Task objective: For this exercise, repeat all of the material verbatim apart from its images.

== Given data ==

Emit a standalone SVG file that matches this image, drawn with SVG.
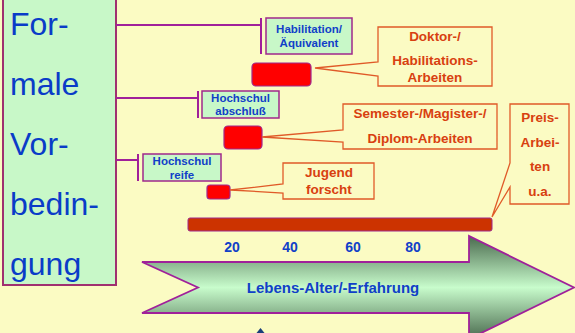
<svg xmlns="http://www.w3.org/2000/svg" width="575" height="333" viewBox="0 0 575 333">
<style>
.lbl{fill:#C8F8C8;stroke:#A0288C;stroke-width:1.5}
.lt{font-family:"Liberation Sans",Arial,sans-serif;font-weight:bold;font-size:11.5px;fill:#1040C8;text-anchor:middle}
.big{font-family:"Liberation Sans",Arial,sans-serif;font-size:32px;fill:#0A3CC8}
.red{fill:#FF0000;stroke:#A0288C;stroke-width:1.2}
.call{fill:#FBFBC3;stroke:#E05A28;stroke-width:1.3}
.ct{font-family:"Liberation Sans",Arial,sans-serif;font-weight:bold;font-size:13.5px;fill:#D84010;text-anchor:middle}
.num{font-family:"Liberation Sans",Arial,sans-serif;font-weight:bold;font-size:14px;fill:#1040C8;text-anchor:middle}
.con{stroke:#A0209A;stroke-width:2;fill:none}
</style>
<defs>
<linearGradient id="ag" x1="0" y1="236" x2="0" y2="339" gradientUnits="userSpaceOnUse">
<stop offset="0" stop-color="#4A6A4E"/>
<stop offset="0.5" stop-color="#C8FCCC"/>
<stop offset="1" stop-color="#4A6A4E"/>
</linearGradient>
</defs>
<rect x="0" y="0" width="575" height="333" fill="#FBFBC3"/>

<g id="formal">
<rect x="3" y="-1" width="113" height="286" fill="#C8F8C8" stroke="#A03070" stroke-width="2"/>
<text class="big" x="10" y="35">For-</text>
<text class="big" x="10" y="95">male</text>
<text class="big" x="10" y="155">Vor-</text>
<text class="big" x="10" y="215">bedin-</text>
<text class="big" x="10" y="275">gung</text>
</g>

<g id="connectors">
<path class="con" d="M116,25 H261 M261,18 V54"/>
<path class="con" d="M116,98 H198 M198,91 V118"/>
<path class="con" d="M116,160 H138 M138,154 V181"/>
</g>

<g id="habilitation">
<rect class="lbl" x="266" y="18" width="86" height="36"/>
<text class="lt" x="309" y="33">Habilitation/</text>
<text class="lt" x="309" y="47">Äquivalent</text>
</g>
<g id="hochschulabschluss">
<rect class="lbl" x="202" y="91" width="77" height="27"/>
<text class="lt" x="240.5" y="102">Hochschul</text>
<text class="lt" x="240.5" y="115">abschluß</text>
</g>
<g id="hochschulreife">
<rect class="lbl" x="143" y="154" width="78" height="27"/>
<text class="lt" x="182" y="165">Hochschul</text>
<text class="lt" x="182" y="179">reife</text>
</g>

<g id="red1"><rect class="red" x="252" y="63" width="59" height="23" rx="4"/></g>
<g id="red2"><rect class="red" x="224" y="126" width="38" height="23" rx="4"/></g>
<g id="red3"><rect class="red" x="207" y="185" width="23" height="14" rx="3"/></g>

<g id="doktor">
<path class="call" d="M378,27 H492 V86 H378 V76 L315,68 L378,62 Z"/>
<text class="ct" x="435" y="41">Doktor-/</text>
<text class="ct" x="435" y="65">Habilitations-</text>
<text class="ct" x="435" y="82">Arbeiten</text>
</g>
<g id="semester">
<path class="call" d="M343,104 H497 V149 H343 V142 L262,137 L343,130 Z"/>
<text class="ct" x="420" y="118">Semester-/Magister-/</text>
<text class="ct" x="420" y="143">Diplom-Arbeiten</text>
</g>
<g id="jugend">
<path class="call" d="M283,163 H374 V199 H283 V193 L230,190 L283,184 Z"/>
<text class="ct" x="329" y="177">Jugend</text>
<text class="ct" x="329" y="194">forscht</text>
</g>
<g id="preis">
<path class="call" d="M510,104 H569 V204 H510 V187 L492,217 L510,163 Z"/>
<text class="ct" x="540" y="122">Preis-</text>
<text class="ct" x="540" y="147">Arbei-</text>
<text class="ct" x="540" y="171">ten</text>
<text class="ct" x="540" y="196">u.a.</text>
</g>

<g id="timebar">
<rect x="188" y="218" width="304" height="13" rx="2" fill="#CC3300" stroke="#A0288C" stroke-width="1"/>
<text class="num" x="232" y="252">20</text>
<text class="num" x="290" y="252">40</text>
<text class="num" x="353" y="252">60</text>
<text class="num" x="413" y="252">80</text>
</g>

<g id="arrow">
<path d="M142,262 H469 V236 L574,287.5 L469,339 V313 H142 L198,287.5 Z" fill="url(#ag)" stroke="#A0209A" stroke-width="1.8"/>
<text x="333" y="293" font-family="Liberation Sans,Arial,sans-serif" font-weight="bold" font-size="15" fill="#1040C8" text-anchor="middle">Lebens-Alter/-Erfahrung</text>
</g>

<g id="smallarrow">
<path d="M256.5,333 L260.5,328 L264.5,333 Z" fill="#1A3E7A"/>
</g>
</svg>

===

The solution:
Emit a standalone SVG file that matches this image, drawn with SVG.
<svg xmlns="http://www.w3.org/2000/svg" width="575" height="333" viewBox="0 0 575 333">
<style>
.lbl{fill:#C8F8C8;stroke:#A0288C;stroke-width:1.5}
.lt{font-family:"Liberation Sans",Arial,sans-serif;font-weight:bold;font-size:11.5px;fill:#1040C8;text-anchor:middle}
.big{font-family:"Liberation Sans",Arial,sans-serif;font-size:32px;fill:#0A3CC8}
.red{fill:#FF0000;stroke:#A0288C;stroke-width:1.2}
.call{fill:#FBFBC3;stroke:#E05A28;stroke-width:1.3}
.ct{font-family:"Liberation Sans",Arial,sans-serif;font-weight:bold;font-size:13.5px;fill:#D84010;text-anchor:middle}
.num{font-family:"Liberation Sans",Arial,sans-serif;font-weight:bold;font-size:14px;fill:#1040C8;text-anchor:middle}
.con{stroke:#A0209A;stroke-width:2;fill:none}
</style>
<defs>
<linearGradient id="ag" x1="0" y1="236" x2="0" y2="339" gradientUnits="userSpaceOnUse">
<stop offset="0" stop-color="#4A6A4E"/>
<stop offset="0.5" stop-color="#C8FCCC"/>
<stop offset="1" stop-color="#4A6A4E"/>
</linearGradient>
</defs>
<rect x="0" y="0" width="575" height="333" fill="#FBFBC3"/>

<g id="formal">
<rect x="3" y="-1" width="113" height="286" fill="#C8F8C8" stroke="#A03070" stroke-width="2"/>
<text class="big" x="10" y="35">For-</text>
<text class="big" x="10" y="95">male</text>
<text class="big" x="10" y="155">Vor-</text>
<text class="big" x="10" y="215">bedin-</text>
<text class="big" x="10" y="275">gung</text>
</g>

<g id="connectors">
<path class="con" d="M116,25 H261 M261,18 V54"/>
<path class="con" d="M116,98 H198 M198,91 V118"/>
<path class="con" d="M116,160 H138 M138,154 V181"/>
</g>

<g id="habilitation">
<rect class="lbl" x="266" y="18" width="86" height="36"/>
<text class="lt" x="309" y="33">Habilitation/</text>
<text class="lt" x="309" y="47">Äquivalent</text>
</g>
<g id="hochschulabschluss">
<rect class="lbl" x="202" y="91" width="77" height="27"/>
<text class="lt" x="240.5" y="102">Hochschul</text>
<text class="lt" x="240.5" y="115">abschluß</text>
</g>
<g id="hochschulreife">
<rect class="lbl" x="143" y="154" width="78" height="27"/>
<text class="lt" x="182" y="165">Hochschul</text>
<text class="lt" x="182" y="179">reife</text>
</g>

<g id="red1"><rect class="red" x="252" y="63" width="59" height="23" rx="4"/></g>
<g id="red2"><rect class="red" x="224" y="126" width="38" height="23" rx="4"/></g>
<g id="red3"><rect class="red" x="207" y="185" width="23" height="14" rx="3"/></g>

<g id="doktor">
<path class="call" d="M378,27 H492 V86 H378 V76 L315,68 L378,62 Z"/>
<text class="ct" x="435" y="41">Doktor-/</text>
<text class="ct" x="435" y="65">Habilitations-</text>
<text class="ct" x="435" y="82">Arbeiten</text>
</g>
<g id="semester">
<path class="call" d="M343,104 H497 V149 H343 V142 L262,137 L343,130 Z"/>
<text class="ct" x="420" y="118">Semester-/Magister-/</text>
<text class="ct" x="420" y="143">Diplom-Arbeiten</text>
</g>
<g id="jugend">
<path class="call" d="M283,163 H374 V199 H283 V193 L230,190 L283,184 Z"/>
<text class="ct" x="329" y="177">Jugend</text>
<text class="ct" x="329" y="194">forscht</text>
</g>
<g id="preis">
<path class="call" d="M510,104 H569 V204 H510 V187 L492,217 L510,163 Z"/>
<text class="ct" x="540" y="122">Preis-</text>
<text class="ct" x="540" y="147">Arbei-</text>
<text class="ct" x="540" y="171">ten</text>
<text class="ct" x="540" y="196">u.a.</text>
</g>

<g id="timebar">
<rect x="188" y="218" width="304" height="13" rx="2" fill="#CC3300" stroke="#A0288C" stroke-width="1"/>
<text class="num" x="232" y="252">20</text>
<text class="num" x="290" y="252">40</text>
<text class="num" x="353" y="252">60</text>
<text class="num" x="413" y="252">80</text>
</g>

<g id="arrow">
<path d="M142,262 H469 V236 L574,287.5 L469,339 V313 H142 L198,287.5 Z" fill="url(#ag)" stroke="#A0209A" stroke-width="1.8"/>
<text x="333" y="293" font-family="Liberation Sans,Arial,sans-serif" font-weight="bold" font-size="15" fill="#1040C8" text-anchor="middle">Lebens-Alter/-Erfahrung</text>
</g>

<g id="smallarrow">
<path d="M256.5,333 L260.5,328 L264.5,333 Z" fill="#1A3E7A"/>
</g>
</svg>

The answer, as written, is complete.